EXERCISE: Search the listing below for "this". Copy each matching line.
*** EXERCISE MATERIAL
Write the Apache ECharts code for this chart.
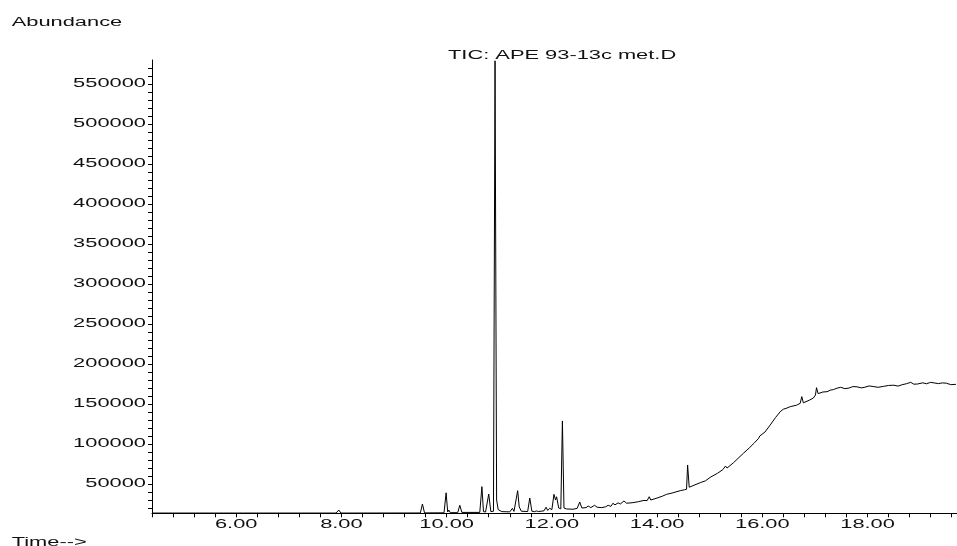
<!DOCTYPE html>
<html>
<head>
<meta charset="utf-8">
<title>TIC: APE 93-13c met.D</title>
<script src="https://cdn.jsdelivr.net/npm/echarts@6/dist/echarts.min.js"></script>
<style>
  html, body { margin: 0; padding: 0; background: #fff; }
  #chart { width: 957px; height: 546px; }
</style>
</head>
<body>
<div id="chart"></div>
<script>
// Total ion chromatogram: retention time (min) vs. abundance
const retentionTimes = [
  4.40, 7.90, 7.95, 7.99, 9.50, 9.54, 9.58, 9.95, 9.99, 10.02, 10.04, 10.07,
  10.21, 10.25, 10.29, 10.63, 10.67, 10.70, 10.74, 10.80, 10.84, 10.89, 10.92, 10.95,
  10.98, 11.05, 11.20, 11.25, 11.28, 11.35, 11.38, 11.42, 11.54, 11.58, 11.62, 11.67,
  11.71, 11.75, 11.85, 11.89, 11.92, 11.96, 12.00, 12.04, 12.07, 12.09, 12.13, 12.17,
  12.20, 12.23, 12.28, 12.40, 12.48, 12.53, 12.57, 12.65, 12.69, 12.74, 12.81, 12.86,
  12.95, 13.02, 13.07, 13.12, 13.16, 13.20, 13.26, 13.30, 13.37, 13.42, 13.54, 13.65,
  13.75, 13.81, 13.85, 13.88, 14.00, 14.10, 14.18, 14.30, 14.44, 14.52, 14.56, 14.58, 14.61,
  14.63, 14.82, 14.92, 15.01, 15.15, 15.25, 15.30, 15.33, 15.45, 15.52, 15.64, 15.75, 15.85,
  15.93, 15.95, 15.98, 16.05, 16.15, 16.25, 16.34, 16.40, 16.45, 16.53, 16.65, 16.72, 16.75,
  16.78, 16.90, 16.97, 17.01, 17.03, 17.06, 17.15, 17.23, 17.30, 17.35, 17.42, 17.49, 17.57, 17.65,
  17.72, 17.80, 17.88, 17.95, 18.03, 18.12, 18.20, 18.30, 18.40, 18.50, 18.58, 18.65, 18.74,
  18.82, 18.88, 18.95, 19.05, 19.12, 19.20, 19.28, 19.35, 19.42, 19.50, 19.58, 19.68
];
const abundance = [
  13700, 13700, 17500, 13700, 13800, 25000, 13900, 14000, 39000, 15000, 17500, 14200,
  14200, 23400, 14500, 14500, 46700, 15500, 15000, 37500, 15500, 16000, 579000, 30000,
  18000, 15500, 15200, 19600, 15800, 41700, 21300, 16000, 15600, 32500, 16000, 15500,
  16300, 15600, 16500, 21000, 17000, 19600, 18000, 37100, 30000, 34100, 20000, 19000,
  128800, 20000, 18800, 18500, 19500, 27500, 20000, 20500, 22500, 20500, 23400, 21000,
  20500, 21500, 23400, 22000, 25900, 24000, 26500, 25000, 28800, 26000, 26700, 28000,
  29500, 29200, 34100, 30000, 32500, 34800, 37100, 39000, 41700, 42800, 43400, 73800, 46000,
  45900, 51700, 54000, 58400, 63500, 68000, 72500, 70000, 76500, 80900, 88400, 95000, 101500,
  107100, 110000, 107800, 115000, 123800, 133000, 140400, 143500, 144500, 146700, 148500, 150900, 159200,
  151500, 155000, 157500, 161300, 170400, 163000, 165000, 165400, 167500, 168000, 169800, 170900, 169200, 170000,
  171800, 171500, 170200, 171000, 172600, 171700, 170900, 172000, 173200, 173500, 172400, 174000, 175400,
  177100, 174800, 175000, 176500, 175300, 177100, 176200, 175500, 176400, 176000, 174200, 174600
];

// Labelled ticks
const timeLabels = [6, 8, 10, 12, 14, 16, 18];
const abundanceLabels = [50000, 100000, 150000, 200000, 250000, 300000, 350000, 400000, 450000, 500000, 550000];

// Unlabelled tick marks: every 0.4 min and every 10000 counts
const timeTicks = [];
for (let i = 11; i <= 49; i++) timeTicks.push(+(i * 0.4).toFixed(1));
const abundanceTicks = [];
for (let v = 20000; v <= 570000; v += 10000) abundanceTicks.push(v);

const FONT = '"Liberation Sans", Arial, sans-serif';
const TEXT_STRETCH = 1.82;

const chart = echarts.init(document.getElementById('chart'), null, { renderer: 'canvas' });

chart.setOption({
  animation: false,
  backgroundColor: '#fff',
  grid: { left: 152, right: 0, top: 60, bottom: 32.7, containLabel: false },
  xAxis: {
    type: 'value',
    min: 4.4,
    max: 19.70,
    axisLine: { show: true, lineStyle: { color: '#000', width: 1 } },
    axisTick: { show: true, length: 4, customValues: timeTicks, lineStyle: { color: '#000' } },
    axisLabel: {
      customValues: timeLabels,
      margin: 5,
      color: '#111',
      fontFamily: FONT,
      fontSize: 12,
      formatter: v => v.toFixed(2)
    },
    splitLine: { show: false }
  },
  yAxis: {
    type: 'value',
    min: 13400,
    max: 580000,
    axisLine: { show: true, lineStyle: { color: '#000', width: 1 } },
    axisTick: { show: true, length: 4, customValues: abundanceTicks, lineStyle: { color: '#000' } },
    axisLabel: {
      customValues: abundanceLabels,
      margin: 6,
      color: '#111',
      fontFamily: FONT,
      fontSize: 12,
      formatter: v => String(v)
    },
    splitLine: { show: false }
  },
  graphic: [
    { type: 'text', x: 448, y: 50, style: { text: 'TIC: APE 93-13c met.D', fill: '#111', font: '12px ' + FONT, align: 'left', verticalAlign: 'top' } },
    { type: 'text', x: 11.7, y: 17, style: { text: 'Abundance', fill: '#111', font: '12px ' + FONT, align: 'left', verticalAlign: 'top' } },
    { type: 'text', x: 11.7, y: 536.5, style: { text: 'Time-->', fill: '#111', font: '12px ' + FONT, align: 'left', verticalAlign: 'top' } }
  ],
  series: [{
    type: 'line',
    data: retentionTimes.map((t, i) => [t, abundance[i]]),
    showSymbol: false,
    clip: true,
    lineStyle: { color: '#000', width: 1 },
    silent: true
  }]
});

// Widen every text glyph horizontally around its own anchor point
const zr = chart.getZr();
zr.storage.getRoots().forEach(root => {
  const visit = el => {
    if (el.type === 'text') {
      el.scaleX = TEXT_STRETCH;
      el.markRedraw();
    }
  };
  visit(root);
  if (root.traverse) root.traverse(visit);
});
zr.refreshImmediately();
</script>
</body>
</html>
******
*** EXERCISE MATERIAL
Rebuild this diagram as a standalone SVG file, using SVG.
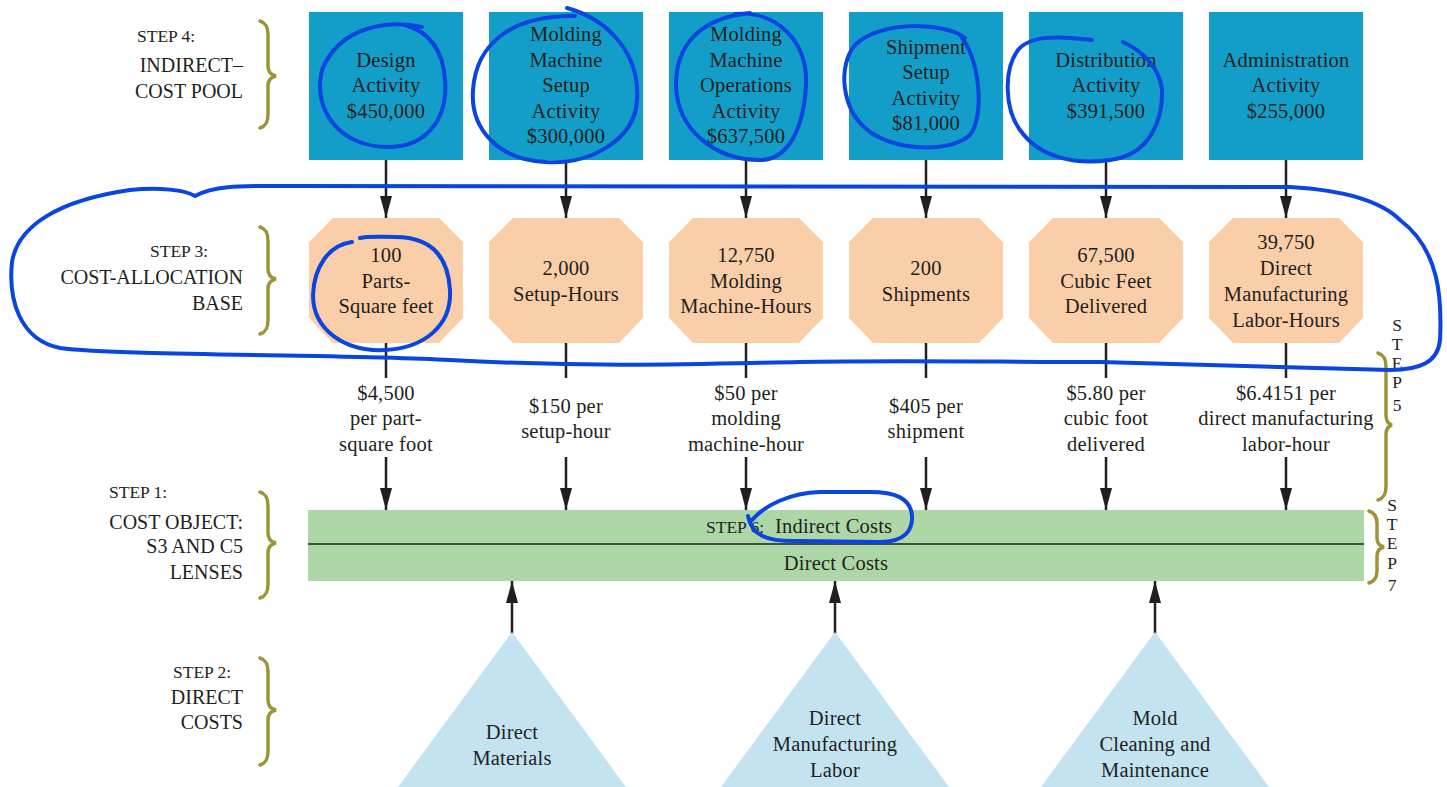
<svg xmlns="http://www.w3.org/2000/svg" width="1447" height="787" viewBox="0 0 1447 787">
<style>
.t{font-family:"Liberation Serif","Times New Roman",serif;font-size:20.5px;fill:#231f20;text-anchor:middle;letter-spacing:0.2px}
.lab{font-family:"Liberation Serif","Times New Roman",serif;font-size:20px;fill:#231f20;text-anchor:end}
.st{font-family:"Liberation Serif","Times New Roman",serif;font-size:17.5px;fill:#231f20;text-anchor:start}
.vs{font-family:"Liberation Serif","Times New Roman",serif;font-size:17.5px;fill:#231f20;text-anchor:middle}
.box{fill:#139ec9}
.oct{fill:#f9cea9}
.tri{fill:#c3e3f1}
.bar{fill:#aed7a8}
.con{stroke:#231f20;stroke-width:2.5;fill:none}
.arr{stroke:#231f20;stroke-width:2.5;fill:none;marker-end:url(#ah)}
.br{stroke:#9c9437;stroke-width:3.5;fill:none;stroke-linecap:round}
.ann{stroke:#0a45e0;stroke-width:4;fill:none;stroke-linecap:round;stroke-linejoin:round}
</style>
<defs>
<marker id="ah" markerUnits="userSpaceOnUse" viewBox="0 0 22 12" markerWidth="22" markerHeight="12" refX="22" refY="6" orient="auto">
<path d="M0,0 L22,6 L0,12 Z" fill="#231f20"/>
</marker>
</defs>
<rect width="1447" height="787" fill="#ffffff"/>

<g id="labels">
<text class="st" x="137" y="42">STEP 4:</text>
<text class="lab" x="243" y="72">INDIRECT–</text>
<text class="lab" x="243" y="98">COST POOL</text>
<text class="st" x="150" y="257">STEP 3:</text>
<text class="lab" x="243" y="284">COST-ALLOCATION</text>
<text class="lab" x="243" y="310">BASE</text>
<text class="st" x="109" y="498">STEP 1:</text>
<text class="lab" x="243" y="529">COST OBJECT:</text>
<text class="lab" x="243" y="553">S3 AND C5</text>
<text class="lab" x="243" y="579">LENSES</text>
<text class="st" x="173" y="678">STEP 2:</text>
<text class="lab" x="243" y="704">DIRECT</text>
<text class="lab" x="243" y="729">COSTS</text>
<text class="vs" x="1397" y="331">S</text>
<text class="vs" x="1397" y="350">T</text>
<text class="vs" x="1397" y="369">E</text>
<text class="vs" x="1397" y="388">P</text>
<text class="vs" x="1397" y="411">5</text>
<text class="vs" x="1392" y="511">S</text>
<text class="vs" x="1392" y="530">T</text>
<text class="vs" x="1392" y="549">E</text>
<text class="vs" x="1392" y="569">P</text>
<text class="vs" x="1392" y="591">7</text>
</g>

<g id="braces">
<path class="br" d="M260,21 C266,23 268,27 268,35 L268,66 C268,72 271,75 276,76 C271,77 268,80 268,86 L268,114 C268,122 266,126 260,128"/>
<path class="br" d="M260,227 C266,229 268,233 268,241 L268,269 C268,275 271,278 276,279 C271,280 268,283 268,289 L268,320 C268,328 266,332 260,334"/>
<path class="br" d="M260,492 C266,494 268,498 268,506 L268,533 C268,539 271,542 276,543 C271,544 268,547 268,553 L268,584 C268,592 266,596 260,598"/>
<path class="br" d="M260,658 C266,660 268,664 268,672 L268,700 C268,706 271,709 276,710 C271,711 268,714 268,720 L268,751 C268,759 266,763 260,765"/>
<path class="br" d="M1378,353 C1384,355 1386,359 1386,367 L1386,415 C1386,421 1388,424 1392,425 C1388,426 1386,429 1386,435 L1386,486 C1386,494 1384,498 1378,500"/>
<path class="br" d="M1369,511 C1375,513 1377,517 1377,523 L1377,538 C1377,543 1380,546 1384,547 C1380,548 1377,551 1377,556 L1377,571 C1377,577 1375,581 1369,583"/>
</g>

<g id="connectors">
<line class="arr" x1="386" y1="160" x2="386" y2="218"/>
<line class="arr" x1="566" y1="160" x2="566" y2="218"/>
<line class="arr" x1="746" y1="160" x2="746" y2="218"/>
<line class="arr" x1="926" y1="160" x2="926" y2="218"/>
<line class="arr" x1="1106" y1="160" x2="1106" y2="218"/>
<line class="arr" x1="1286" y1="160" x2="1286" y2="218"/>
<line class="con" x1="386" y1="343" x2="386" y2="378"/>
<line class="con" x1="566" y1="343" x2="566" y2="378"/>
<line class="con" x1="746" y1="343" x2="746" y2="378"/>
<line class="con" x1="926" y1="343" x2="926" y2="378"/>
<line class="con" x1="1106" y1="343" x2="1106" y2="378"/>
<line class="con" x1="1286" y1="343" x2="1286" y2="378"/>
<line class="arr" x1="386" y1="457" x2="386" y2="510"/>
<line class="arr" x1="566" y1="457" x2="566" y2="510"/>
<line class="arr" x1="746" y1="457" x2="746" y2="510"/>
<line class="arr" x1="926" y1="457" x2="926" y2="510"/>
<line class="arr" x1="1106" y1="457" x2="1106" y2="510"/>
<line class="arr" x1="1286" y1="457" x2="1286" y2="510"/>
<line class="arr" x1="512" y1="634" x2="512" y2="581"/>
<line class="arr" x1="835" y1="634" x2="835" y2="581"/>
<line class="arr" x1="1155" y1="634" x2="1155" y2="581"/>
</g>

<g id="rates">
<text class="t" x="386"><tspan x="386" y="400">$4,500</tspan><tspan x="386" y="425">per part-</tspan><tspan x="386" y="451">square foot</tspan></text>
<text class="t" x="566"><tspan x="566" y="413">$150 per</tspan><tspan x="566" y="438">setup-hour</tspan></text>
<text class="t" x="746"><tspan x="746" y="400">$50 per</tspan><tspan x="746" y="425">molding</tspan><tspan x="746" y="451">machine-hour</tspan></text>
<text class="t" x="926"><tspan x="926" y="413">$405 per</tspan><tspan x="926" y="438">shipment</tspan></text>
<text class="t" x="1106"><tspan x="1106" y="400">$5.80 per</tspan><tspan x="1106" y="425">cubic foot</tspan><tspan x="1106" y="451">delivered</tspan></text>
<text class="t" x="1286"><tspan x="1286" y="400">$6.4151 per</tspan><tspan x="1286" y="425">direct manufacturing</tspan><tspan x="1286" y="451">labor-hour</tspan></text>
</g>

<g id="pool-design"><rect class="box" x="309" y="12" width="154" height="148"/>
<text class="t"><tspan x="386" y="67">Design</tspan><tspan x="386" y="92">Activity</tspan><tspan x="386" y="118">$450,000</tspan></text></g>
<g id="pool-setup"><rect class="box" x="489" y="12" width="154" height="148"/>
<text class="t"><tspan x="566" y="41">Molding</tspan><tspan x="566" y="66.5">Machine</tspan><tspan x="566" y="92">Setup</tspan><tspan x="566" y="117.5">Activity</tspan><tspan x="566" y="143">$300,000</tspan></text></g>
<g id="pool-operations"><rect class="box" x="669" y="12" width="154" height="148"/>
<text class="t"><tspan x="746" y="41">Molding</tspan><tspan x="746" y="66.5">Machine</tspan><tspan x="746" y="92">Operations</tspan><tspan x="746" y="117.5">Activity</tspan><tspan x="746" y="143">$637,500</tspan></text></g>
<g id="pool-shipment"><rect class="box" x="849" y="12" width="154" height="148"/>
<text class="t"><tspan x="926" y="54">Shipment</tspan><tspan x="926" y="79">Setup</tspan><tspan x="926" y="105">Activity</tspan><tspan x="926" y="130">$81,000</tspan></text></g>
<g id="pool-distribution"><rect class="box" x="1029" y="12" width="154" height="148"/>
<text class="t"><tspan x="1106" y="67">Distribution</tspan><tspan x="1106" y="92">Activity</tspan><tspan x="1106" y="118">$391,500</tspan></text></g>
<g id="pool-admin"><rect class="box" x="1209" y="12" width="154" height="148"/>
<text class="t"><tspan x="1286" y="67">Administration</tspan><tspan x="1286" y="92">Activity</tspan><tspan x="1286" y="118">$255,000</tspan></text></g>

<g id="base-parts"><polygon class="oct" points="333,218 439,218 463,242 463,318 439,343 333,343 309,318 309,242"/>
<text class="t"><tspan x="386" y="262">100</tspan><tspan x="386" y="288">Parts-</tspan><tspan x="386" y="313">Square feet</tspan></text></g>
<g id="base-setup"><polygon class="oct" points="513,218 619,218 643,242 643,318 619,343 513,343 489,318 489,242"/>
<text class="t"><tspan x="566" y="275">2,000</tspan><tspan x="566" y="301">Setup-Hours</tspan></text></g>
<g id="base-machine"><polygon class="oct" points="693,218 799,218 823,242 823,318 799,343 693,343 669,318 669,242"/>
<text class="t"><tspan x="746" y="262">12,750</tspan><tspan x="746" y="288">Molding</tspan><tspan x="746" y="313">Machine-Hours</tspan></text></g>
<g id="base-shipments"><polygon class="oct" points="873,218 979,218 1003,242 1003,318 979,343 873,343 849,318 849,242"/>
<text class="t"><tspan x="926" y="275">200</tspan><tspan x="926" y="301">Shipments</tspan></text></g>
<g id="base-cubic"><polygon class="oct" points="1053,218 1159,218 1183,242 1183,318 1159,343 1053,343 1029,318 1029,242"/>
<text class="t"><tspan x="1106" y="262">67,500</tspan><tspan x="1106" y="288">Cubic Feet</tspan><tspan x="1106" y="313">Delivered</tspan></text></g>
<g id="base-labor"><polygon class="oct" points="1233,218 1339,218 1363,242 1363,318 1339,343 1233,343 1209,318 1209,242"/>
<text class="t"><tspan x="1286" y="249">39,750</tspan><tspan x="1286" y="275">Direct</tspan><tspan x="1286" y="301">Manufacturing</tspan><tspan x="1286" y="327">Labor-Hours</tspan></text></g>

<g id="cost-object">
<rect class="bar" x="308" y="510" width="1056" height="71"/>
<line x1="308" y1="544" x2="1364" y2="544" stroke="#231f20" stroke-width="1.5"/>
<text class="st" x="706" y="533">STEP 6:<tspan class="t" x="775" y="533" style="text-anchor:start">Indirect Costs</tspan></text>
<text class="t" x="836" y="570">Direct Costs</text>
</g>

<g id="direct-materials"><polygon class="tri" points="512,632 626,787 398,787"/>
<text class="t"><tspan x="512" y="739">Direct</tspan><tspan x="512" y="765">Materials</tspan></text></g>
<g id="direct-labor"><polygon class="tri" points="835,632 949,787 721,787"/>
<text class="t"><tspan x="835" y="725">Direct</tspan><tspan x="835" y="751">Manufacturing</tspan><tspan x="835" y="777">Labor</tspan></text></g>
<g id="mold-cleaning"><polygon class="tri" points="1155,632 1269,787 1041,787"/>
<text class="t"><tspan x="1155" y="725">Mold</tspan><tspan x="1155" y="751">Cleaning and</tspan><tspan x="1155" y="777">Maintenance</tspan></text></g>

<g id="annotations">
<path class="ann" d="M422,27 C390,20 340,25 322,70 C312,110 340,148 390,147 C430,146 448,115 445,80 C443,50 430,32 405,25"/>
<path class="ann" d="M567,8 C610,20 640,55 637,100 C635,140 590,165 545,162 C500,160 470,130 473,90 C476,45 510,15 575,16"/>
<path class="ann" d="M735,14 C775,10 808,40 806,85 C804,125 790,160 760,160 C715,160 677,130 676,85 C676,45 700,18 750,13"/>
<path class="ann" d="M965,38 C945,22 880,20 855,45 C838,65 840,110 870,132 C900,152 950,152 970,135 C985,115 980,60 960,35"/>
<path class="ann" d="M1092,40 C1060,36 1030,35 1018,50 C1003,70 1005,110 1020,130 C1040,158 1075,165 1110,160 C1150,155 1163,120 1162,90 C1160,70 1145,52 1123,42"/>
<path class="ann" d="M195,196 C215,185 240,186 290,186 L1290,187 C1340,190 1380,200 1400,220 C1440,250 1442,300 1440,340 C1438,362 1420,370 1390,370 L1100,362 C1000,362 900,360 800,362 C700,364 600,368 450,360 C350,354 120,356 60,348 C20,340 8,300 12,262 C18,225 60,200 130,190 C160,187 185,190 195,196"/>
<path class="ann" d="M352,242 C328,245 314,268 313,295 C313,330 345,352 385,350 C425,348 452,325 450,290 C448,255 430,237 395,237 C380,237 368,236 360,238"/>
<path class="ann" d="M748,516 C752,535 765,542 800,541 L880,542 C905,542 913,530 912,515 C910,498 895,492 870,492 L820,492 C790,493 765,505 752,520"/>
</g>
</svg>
******
*** EXERCISE MATERIAL
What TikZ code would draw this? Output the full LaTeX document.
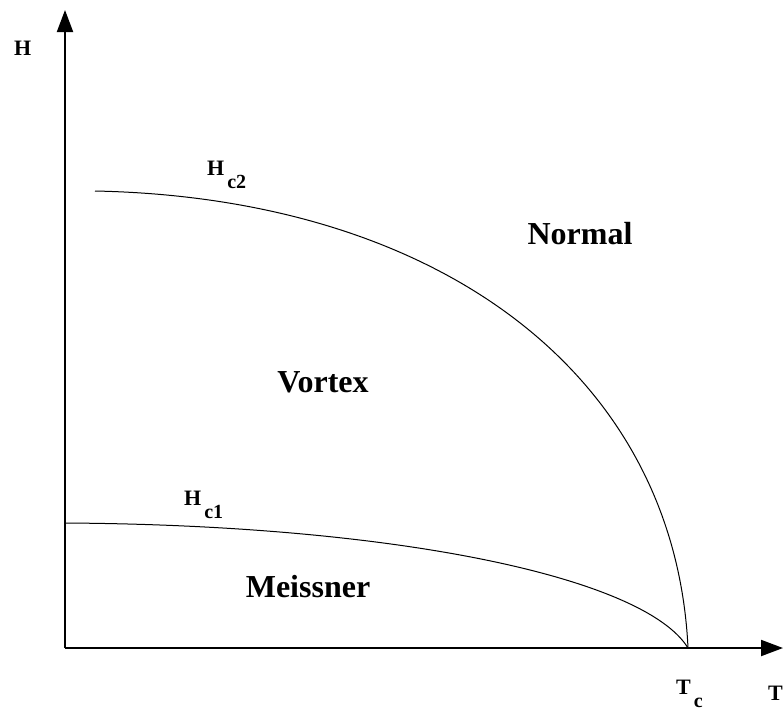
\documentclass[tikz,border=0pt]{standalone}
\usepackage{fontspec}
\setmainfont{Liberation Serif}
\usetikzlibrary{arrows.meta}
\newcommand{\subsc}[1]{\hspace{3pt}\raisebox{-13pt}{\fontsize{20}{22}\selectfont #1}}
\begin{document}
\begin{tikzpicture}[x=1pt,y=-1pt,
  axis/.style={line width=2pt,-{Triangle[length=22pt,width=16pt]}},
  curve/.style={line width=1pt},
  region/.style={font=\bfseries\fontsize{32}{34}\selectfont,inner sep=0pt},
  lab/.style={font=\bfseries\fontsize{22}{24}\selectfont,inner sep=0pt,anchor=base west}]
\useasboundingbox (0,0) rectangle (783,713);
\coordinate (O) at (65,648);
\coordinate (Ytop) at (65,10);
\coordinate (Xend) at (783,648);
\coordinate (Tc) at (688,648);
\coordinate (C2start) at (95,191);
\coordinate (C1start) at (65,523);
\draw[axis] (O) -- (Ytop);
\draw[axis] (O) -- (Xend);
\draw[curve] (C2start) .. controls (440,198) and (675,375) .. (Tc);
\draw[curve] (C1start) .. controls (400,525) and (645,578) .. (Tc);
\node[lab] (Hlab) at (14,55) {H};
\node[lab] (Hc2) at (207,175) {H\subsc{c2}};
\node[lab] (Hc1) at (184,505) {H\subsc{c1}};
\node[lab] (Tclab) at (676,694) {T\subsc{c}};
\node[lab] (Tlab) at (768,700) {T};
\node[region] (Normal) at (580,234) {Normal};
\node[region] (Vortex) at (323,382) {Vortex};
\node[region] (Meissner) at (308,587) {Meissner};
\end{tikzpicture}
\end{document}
******
ANSWER:
Write the Apache ECharts code for this chart.
Rebuild this diagram as a standalone SVG file, using SVG.
What TikZ code would draw this? Output the full LaTeX document.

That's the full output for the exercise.